About 200 armed government troops and police, arrived in tanks in the village on Friday, April 20. It was alleged that the officers aimed their Kalashnikovs at the men and told them to shout pro-communist slogans. Instead, the men shouted Allahu akbar. The officers then allegedly ordered them to crouch down facing the tanks, and soon after started shooting at them. There were claims that having killed the victims, bulldozers arrived thereafter and buried the bodies in a mass grave. Some of the villagers who were buried were not killed, but wounded, suggesting that they were buried alive. Perpetrators of the massacre include Major Sadiq Alamyar, commander of the 444th Commando Battalion, Major Bahramuddin and Major Gul Rang, two officers of the 11th Division. Bahramuddin was killed in a mutiny in Jalalabad, whereas Gul Rang lived in Kabul and Peshawar before dying in 2004. It has been suggested that this was a local initiative taken by government forces based in Kunar. According to one witness, "There was a rumor that Russians were coming to take the women away in buses...But there were no Russians."

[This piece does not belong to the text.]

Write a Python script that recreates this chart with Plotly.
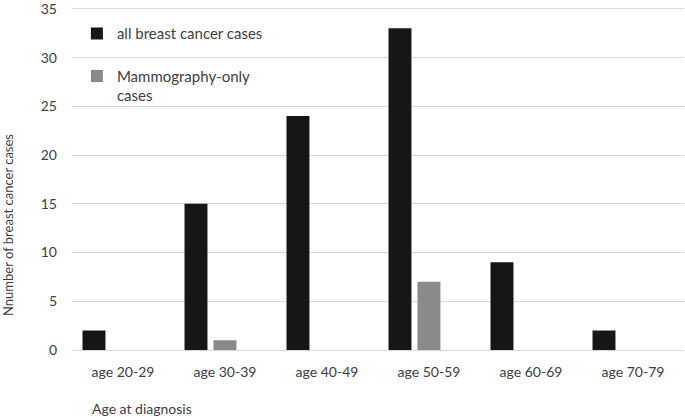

Among the dead in the fighting were Wazir Mohammad, a local PDPA official who was the principal of the girls' school at nearby Chigha Sarai, and Mohammad Yashteen, also a staunch PDPA party member, who taught at the local primary school.

The allegations were refuted by Russian media. In particular, the Russian press agency TASS denounced reports published by a number of American publications about the allegations, particularly Newsweek and the Christian Science Monitor. Nikolai Repin, a TASS commentator, charged that the western news media had shattered all records in anti-Soviet propaganda in spreading what he called "the monstrous misinformation" about a massacre. Repin continued:The authors of this falsehood are not in the least embarrassed by the fact that no Soviet officer had actually been in the village of Kerala or even in all of Kunar Province, where the village is situated.... The whole story of a "mass execution" also does not correspond to reality; it is pure invention from start to finish....The fabrications are so vile that they would not even be worth answering had not this deliberate slander against millions of people been spread all over the world.... The falsehood that was fabricated with their participation is a component part of the malicious campaign that is being waged against the USSR and Afghanistan by imperialist propaganda.In October 2015, Sadeq Alamyar was arrested by Dutch National Police Corps in the Netherlands on suspicion of war crimes, based on a criminal complaint filed in 2008. Alamyar, who was commander of the elite Afghan Army 444th Commando Battalion at the time, was accused of ordering the killings and for having shot the victims himself. A Khalqist, Alamyar was jailed in the 1980s during the rival Parchamite faction rule of Babrak Karmal before he fled to the Netherlands for asylum. In December 2017 the case against him was dropped because of lack of evidence.

== Aftermath ==
According to the AIHRC (Afghan Independent Human Rights Commission), Western accounts inaccurately put down the village's name as ‘Kerala’ (not to be confused with the Indian state of the same name) with the actual name being Kilara, or Kidari in the local dialect.